As Tom Selleck winds down another TV season as a police commissioner, he maintains hope of playing a certain police chief again.
The late novelist Robert B. Parker’s character Jesse Stone gave the Emmy-winning actor an eight-film run on CBS, but it’s been two years since the last one. With Selleck ending Season 4 of the network’s drama series “Blue Bloods” Friday (May 9), it’s the traditional time when he would film another tale about Stone, a personally troubled lawman in fictional Paradise, Mass.
Also an executive producer and frequent writer on those mysteries, Selleck was able to build a repertory company that included such co-stars as Kathy Baker, William Devane, Viola Davis and Saul Rubinek. In Selleck’s view, the fat lady hasn’t sung yet on “Stone.”
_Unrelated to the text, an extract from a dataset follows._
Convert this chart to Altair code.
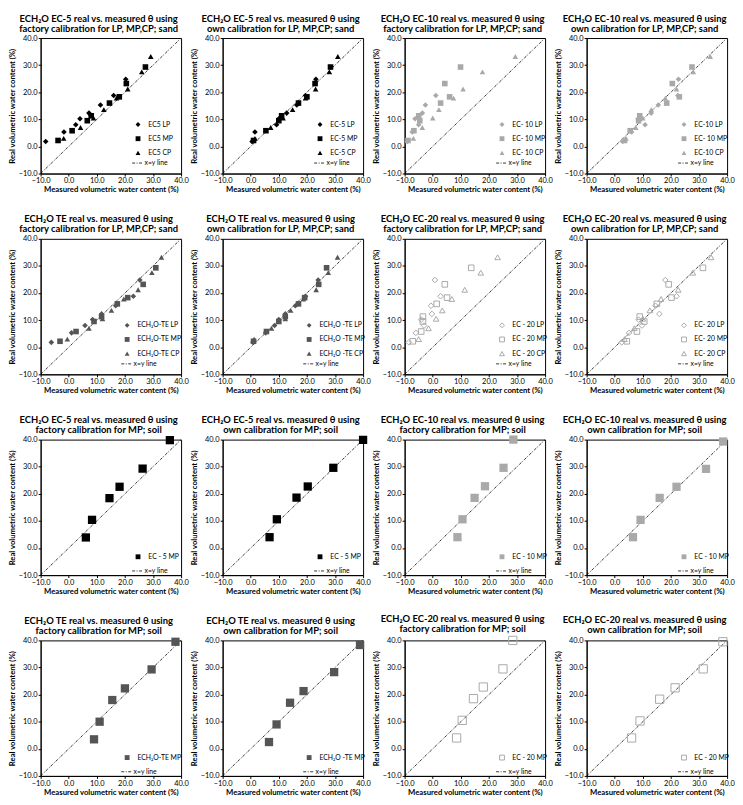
import altair as alt
import pandas as pd

FONT = "Lato"
AX_TICKS = [-10, 0, 10, 20, 30, 40]
LINE_XY = [-10, 40]

# ---- real (reference) water contents, sand ----
SAND_LP_Y = [1.8, 5.3, 8.0, 10.2, 12.3, 15.3, 18.8, 24.8]
SAND_MP_Y = [2.2, 5.8, 9.5, 11.3, 16.0, 18.3, 23.2, 29.3]
SAND_CP_Y = [3.0, 7.0, 10.5, 13.6, 17.8, 21.2, 27.5, 33.2]

# ---- measured water contents, sand ----
EC5_FACT_LP_X = [-8.2, -1.7, 2.5, 4.0, 7.2, 11.3, 16.0, 20.3]
EC5_FACT_MP_X = [-3.8, 1.2, 6.6, 8.0, 14.5, 18.0, 20.5, 27.3]
EC5_FACT_CP_X = [-1.8, 4.2, 8.8, 12.5, 17.0, 21.0, 26.0, 29.2]

EC5_OWN_LP_X = [0.5, 1.5, 9.2, 10.0, 12.8, 16.4, 19.5, 23.2]
EC5_OWN_MP_X = [1.0, 5.4, 10.0, 11.0, 17.0, 20.0, 22.9, 28.4]
EC5_OWN_CP_X = [1.5, 7.1, 11.5, 14.9, 19.5, 23.1, 28.0, 31.0]

EC10_FACT_LP_X = [-9.0, -7.3, -5.0, -6.3, -3.7, -2.6, 1.1, None]
EC10_FACT_MP_X = [-8.8, -6.7, -4.6, -5.0, 2.8, 6.0, 4.3, 9.9]
EC10_FACT_CP_X = [-6.9, -3.7, 0.0, 2.2, 7.4, 10.8, 17.7, 29.4]

EC10_OWN_LP_X = [2.8, 6.0, 10.8, 8.3, 13.0, 15.5, 22.5, 22.7]
EC10_OWN_MP_X = [3.5, 5.5, 8.5, 8.9, 18.5, 23.0, 20.5, 27.5]
EC10_OWN_CP_X = [4.0, 7.5, 10.0, 13.0, 18.0, 22.0, 28.0, 34.0]

TE_FACT_LP_X = [-6.2, 1.0, 5.8, 8.5, 11.7, 16.7, 23.0, 25.3]
TE_FACT_MP_X = [-3.1, 2.6, 9.0, 11.7, 17.3, 21.0, 26.5, 31.0]
TE_FACT_CP_X = [-0.5, 7.2, 12.0, 15.2, 19.6, 24.7, 29.6, 33.0]

TE_OWN_LP_X = [0.8, 5.3, 8.5, 10.0, 12.3, 15.9, 19.5, 24.0]
TE_OWN_MP_X = [1.0, 5.6, 10.0, 12.3, 17.0, 19.2, 24.2, 27.0]
TE_OWN_CP_X = [1.2, 7.4, 12.3, 14.2, 18.7, 23.3, 27.6, 30.9]

EC20_FACT_LP_X = [-8.5, -6.0, -3.1, -4.1, -0.3, -0.6, 2.8, 0.8]
EC20_FACT_MP_X = [-7.1, -4.1, -3.5, -3.5, 1.4, 5.1, 4.3, 13.7]
EC20_FACT_CP_X = [-5.0, -1.5, 1.2, 3.4, 6.8, 11.4, 17.1, 23.1]

EC20_OWN_LP_X = [2.5, 5.1, 9.7, 8.5, 15.9, 14.5, 22.0, 18.0]
EC20_OWN_MP_X = [4.3, 7.9, 10.5, 8.9, 15.0, 20.2, 19.2, 31.4]
EC20_OWN_CP_X = [3.5, 7.0, 10.0, 12.5, 16.5, 22.6, 27.8, 34.3]

# ---- soil, MP only: measured (x) and real (y) ----
EC5_FACT_SOIL_X = [6.1, 8.3, 14.5, 18.1, 26.3, 36.0]
EC5_FACT_SOIL_Y = [3.9, 10.4, 18.4, 22.6, 29.3, 39.8]
EC5_OWN_SOIL_X = [6.7, 9.3, 16.3, 20.3, 29.4, 40.0]
EC5_OWN_SOIL_Y = [4.0, 10.6, 18.6, 22.7, 29.6, 39.9]
EC10_FACT_SOIL_X = [8.8, 10.6, 14.9, 18.6, 25.2, 28.7]
EC10_FACT_SOIL_Y = [4.0, 10.6, 18.5, 22.8, 29.6, 40.0]
EC10_OWN_SOIL_X = [6.5, 9.2, 16.0, 22.0, 32.5, 38.6]
EC10_OWN_SOIL_Y = [4.0, 10.4, 18.5, 22.6, 29.2, 39.3]
TE_FACT_SOIL_X = [9.0, 11.0, 15.5, 20.0, 29.5, 38.0]
TE_FACT_SOIL_Y = [3.5, 10.0, 18.0, 22.3, 29.3, 39.5]
TE_OWN_SOIL_X = [6.5, 9.2, 14.0, 18.8, 29.7, 38.9]
TE_OWN_SOIL_Y = [2.5, 9.0, 17.0, 21.3, 28.3, 38.3]
EC20_FACT_SOIL_X = [8.5, 10.5, 14.5, 18.0, 25.0, 28.5]
EC20_FACT_SOIL_Y = [4.0, 10.5, 18.5, 22.8, 29.5, 40.0]
EC20_OWN_SOIL_X = [6.0, 9.0, 16.0, 21.5, 31.5, 38.5]
EC20_OWN_SOIL_Y = [4.0, 10.3, 18.3, 22.5, 29.5, 39.5]

# ---- titles and legend labels ----
T_EC5 = "ECH\u2082O EC-5 real vs. measured \u03b8 using"
T_EC10 = "ECH\u2082O EC-10 real vs. measured \u03b8 using"
T_TE = "ECH\u2082O TE real vs. measured \u03b8 using"
T_EC20 = "ECH\u2082O EC-20 real vs. measured \u03b8 using"
T_FS = "factory calibration for LP, MP,CP; sand"
T_OS = "own calibration for LP, MP,CP; sand"
T_FM = "factory calibration for MP; soil"
T_OM = "own calibration for MP; soil"

BLACK = "#000000"
DARK = "#555555"
LIGHT = "#a9a9a9"

SAND_Y = [SAND_LP_Y, SAND_MP_Y, SAND_CP_Y]

PANELS = [
    dict(title=[T_EC5, T_FS], labels=["EC5 LP", "EC5 MP", "EC5 CP"],
         xs=[EC5_FACT_LP_X, EC5_FACT_MP_X, EC5_FACT_CP_X], ys=SAND_Y, color=BLACK, filled=True),
    dict(title=[T_EC5, T_OS], labels=["EC-5 LP", "EC-5 MP", "EC-5 CP"],
         xs=[EC5_OWN_LP_X, EC5_OWN_MP_X, EC5_OWN_CP_X], ys=SAND_Y, color=BLACK, filled=True),
    dict(title=[T_EC10, T_FS], labels=["EC- 10 LP", "EC- 10 MP", "EC- 10 CP"],
         xs=[EC10_FACT_LP_X, EC10_FACT_MP_X, EC10_FACT_CP_X], ys=SAND_Y, color=LIGHT, filled=True),
    dict(title=[T_EC10, T_OS], labels=["EC-10 LP", "EC- 10 MP", "EC-10 CP"],
         xs=[EC10_OWN_LP_X, EC10_OWN_MP_X, EC10_OWN_CP_X], ys=SAND_Y, color=LIGHT, filled=True),
    dict(title=[T_TE, T_FS], labels=["ECH\u2082O-TE LP", "ECH\u2082O-TE MP", "ECH\u2082O-TE CP"],
         xs=[TE_FACT_LP_X, TE_FACT_MP_X, TE_FACT_CP_X], ys=SAND_Y, color=DARK, filled=True),
    dict(title=[T_TE, T_OS], labels=["ECH\u2082O -TE LP", "ECH\u2082O -TE MP", "ECH\u2082O -TE CP"],
         xs=[TE_OWN_LP_X, TE_OWN_MP_X, TE_OWN_CP_X], ys=SAND_Y, color=DARK, filled=True),
    dict(title=[T_EC20, T_FS], labels=["EC - 20 LP", "EC - 20 MP", "EC - 20 CP"],
         xs=[EC20_FACT_LP_X, EC20_FACT_MP_X, EC20_FACT_CP_X], ys=SAND_Y, color=LIGHT, filled=False),
    dict(title=[T_EC20, T_OS], labels=["EC- 20 LP", "EC- 20 MP", "EC- 20 CP"],
         xs=[EC20_OWN_LP_X, EC20_OWN_MP_X, EC20_OWN_CP_X], ys=SAND_Y, color=LIGHT, filled=False),
    dict(title=[T_EC5, T_FM], labels=["EC - 5  MP"], xs=[EC5_FACT_SOIL_X], ys=[EC5_FACT_SOIL_Y],
         color=BLACK, filled=True),
    dict(title=[T_EC5, T_OM], labels=["EC - 5  MP"], xs=[EC5_OWN_SOIL_X], ys=[EC5_OWN_SOIL_Y],
         color=BLACK, filled=True),
    dict(title=[T_EC10, T_FM], labels=["EC - 10 MP"], xs=[EC10_FACT_SOIL_X], ys=[EC10_FACT_SOIL_Y],
         color=LIGHT, filled=True),
    dict(title=[T_EC10, T_OM], labels=["EC - 10 MP"], xs=[EC10_OWN_SOIL_X], ys=[EC10_OWN_SOIL_Y],
         color=LIGHT, filled=True),
    dict(title=[T_TE, T_FM], labels=["ECH\u2082O-TE MP"], xs=[TE_FACT_SOIL_X], ys=[TE_FACT_SOIL_Y],
         color=DARK, filled=True),
    dict(title=[T_TE, T_OM], labels=["ECH\u2082O -TE MP"], xs=[TE_OWN_SOIL_X], ys=[TE_OWN_SOIL_Y],
         color=DARK, filled=True),
    dict(title=[T_EC20, T_FM], labels=["EC - 20 MP"], xs=[EC20_FACT_SOIL_X], ys=[EC20_FACT_SOIL_Y],
         color=LIGHT, filled=False),
    dict(title=[T_EC20, T_OM], labels=["EC - 20 MP"], xs=[EC20_OWN_SOIL_X], ys=[EC20_OWN_SOIL_Y],
         color=LIGHT, filled=False),
]

W, H = 142, 137
X_TITLE = "Measured volumetric water content (%)"
Y_TITLE = "Real volumetric water content (%)"


def make_panel(spec):
    rows = []
    for lab, xs, ys in zip(spec["labels"], spec["xs"], spec["ys"]):
        for x, y in zip(xs, ys):
            if x is None:
                continue
            rows.append({"series": lab, "x": x, "y": y})
    df = pd.DataFrame(rows)
    sand = len(spec["labels"]) == 3
    shapes = ["diamond", "square", "triangle-up"] if sand else ["square"]
    size = 32 if sand else 70
    long_lab = "ECH" in spec["labels"][0]
    lx = 84 if long_lab else 95

    sc = alt.Scale(domain=[-10, 40], nice=False, zero=False)
    xenc = alt.X("x:Q", scale=sc, title=X_TITLE,
                 axis=alt.Axis(values=AX_TICKS, format=".1f", labelFlush=False))
    yenc = alt.Y("y:Q", scale=sc, title=Y_TITLE,
                 axis=alt.Axis(values=AX_TICKS, format=".1f", labelFlush=False))

    leg_y = 84 if sand else 115
    n = len(spec["labels"])
    pts = alt.Chart(df).mark_point(
        filled=spec["filled"], color=spec["color"], size=size, opacity=1, strokeWidth=1
    ).encode(
        x=xenc, y=yenc,
        shape=alt.Shape("series:N", scale=alt.Scale(domain=spec["labels"], range=shapes),
                        legend=alt.Legend(title=None, orient="none", legendX=lx, legendY=leg_y,
                                          symbolSize=24, labelOffset=7,
                                          symbolFillColor=spec["color"] if spec["filled"] else "white",
                                          symbolStrokeColor=spec["color"])),
    )
    diag = pd.DataFrame({"x": LINE_XY, "y": LINE_XY, "k": ["x=y line"] * len(LINE_XY)})
    line = alt.Chart(diag).mark_line(color="black", strokeWidth=0.8).encode(
        x=xenc, y=yenc,
        strokeDash=alt.StrokeDash("k:N", scale=alt.Scale(domain=["x=y line"], range=[[3, 1.5, 1, 1.5]]),
                                  legend=alt.Legend(title=None, orient="none", legendX=lx - 3,
                                                    legendY=leg_y + 12.3 * n, symbolSize=100,
                                                    labelOffset=2, symbolStrokeWidth=0.8,
                                                    symbolStrokeColor="black")),
    )
    return alt.layer(line, pts).properties(
        width=W, height=H,
        title=alt.TitleParams(text=spec["title"], fontSize=9.5, font=FONT, fontWeight="bold",
                              anchor="middle", frame="bounds", offset=1, lineHeight=10.2),
    )


RES = dict(shape="independent", strokeDash="independent", x="independent", y="independent")
panels = [make_panel(p) for p in PANELS]
chart = alt.concat(*panels, columns=4, spacing={"row": 66, "column": 42}, bounds="flush").resolve_scale(
    **RES
).properties(
    padding={"left": 0, "top": 0, "right": 0, "bottom": 0}
).configure_view(stroke="black", strokeWidth=1).configure_axis(
    grid=False, domainColor="black", domainWidth=1, tickColor="black", tickSize=2.5,
    labelFont=FONT, labelFontSize=7.5, labelColor="black", labelPadding=1,
    titleFont=FONT, titleFontSize=7.8, titleFontWeight="bold", titleColor="black", titlePadding=1.5,
).configure_legend(
    labelFont=FONT, labelFontSize=6.9, labelColor="black", padding=0, rowPadding=5.3,
    symbolStrokeWidth=1,
)

chart.save("out.html", embed_options={"renderer": "svg", "actions": False})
“I hear about it all the time,” he tells Zap2it. “I can safely say, and this is not biting the hand that feeds me, that CBS isn’t interested in doing another one. I don’t know why, based on the performance of No. 8 (‘Jesse Stone: Benefit of the Doubt’); we averaged 14 or 15 million viewers.
“I don’t think the character has run out,” adds Selleck. “It’s all about him, so the potential stories are endless. We’re looking at other venues for it … and I’m very proud that there’s a DVD box set where you get a free PPD (Paradise Police Department) hat!
“After the first one, I was having lunch with my boss at Sony (Pictures Television, the studio behind the movies) and she said, ‘Do you think we’ll get a second one?’ I said, ‘Someday, you’re going to come to me and show me a boxed set with about eight of them.’ And she said, ‘Oh, please.’ And now, we have it.”
Hallmark Channel has repeated the existing “Jesse Stone” mysteries, so that might be an outlet where the franchise could continue. “The trick is this,” Selleck explains. “I could probably sell it somewhere for the same amount of money, but the show might not have the same amount of money [in budget terms].
“We did each subsequent one for less money than we had for the first, which is just the way things go, but the production value held up. The weeks they’ve come out on video, the ‘Jesse Stones’ have competed in sales with major motion pictures — without any promotion — and that’s because they look like movies.”
Selleck concludes, “The real question, ethically and artistically, is whether we can do something with less money that doesn’t look like we’re doing something on the cheap. Obviously, the franchise is near and dear to me, and I don’t want to sell it out. We’ll see.”